-- BEGIN DATASET RECORDS --

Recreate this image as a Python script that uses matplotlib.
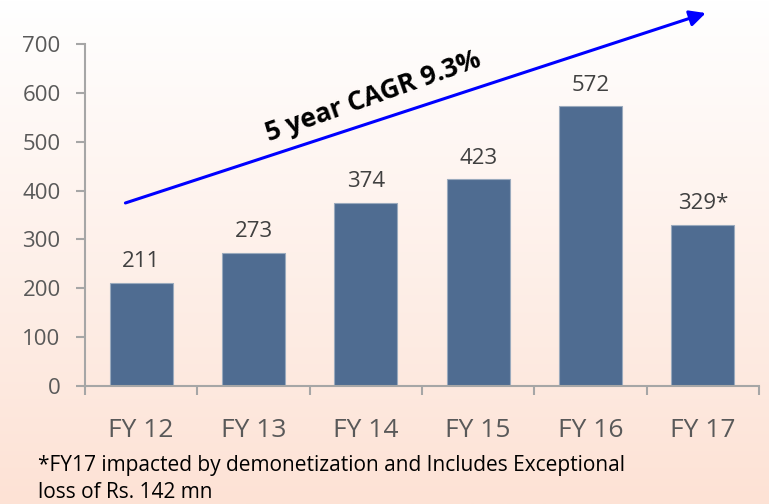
import matplotlib
matplotlib.use("Agg")
import matplotlib.pyplot as plt
import numpy as np
from matplotlib.colors import LinearSegmentedColormap

years = ["FY 12", "FY 13", "FY 14", "FY 15", "FY 16", "FY 17"]
values = [211, 273, 374, 423, 572, 329]
labels = ["211", "273", "374", "423", "572", "329*"]

plt.rcParams["font.family"] = ["Open Sans", "DejaVu Sans"]

fig = plt.figure(figsize=(7.69, 5.04), dpi=100)

# background gradient, white at top to peach at bottom
bg = fig.add_axes([0, 0, 1, 1], zorder=-10)
grad = np.linspace(0, 1, 256).reshape(-1, 1)
cmap = LinearSegmentedColormap.from_list("peach", ["#FFFFFF", "#FDE2D5"])
bg.imshow(grad, aspect="auto", cmap=cmap, extent=[0, 1, 0, 1], origin="upper")
bg.axis("off")

ax = fig.add_axes([0.1105, 0.234, 0.8765, 0.679])
ax.set_facecolor("none")
x = np.arange(len(values))
ax.bar(x, values, width=0.56, color="#4F6C91", edgecolor="#9AAABD", linewidth=0.8)

for xi, v, lab in zip(x, values, labels):
    ax.text(xi, v + 22, lab, ha="center", va="bottom", fontsize=16, color="#404040")

ax.set_xlim(-0.5, len(values) - 0.5)
ax.set_ylim(0, 700)
ax.set_yticks(range(0, 701, 100))
ax.tick_params(axis="y", labelsize=16, labelcolor="#595959", color="#A6A6A6",
               length=6.5, width=1.5, pad=11)
ax.set_xticks(x)
ax.set_xticklabels(years)
ax.set_xticks(np.arange(-0.5, len(values)), minor=True)
ax.tick_params(axis="x", which="major", length=0, labelsize=19,
               labelcolor="#595959", pad=23)
ax.tick_params(axis="x", which="minor", length=6.5, width=1.5, color="#A6A6A6",
               direction="out")
for side in ["top", "right"]:
    ax.spines[side].set_visible(False)
for side in ["left", "bottom"]:
    ax.spines[side].set_color("#A6A6A6")
    ax.spines[side].set_linewidth(1.5)

# CAGR arrow
ax.annotate("", xy=(0.921, 1.09), xytext=(0.06, 0.535),
            xycoords="axes fraction", textcoords="axes fraction",
            arrowprops=dict(arrowstyle="-|>", color="#0000FF", lw=2.2,
                            mutation_scale=24, shrinkA=0, shrinkB=0),
            annotation_clip=False)
ax.text(0.428, 0.845, "5 year CAGR 9.3%", transform=ax.transAxes, rotation=19.5,
        ha="center", va="center", fontsize=19, fontweight="bold", color="black")

fig.text(0.049, 0.05, "*FY17 impacted by demonetization and Includes Exceptional\nloss of Rs. 142 mn",
         ha="left", va="center", fontsize=15, color="black", linespacing=1.4)

fig.savefig("out.png", dpi=100)
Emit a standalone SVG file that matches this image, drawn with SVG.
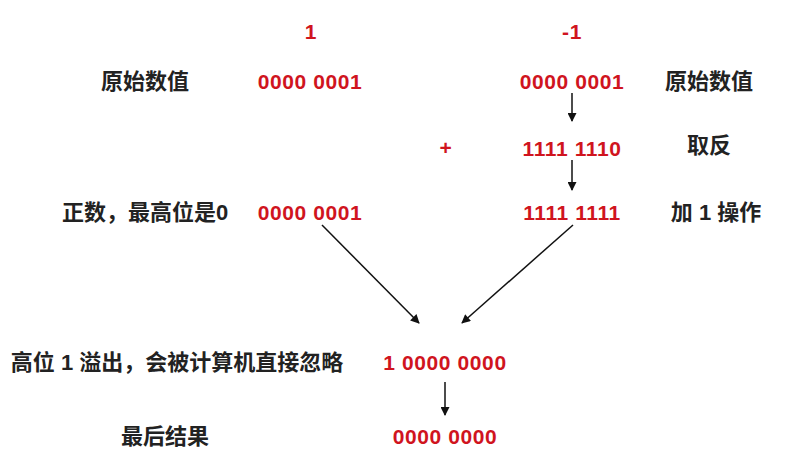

-- END DATASET RECORDS --

• [TASK DIRECTIONS]: List every line above that holds the word "image".

• [FULL ANSWER]:
Recreate this image as a Python script that uses matplotlib.
Emit a standalone SVG file that matches this image, drawn with SVG.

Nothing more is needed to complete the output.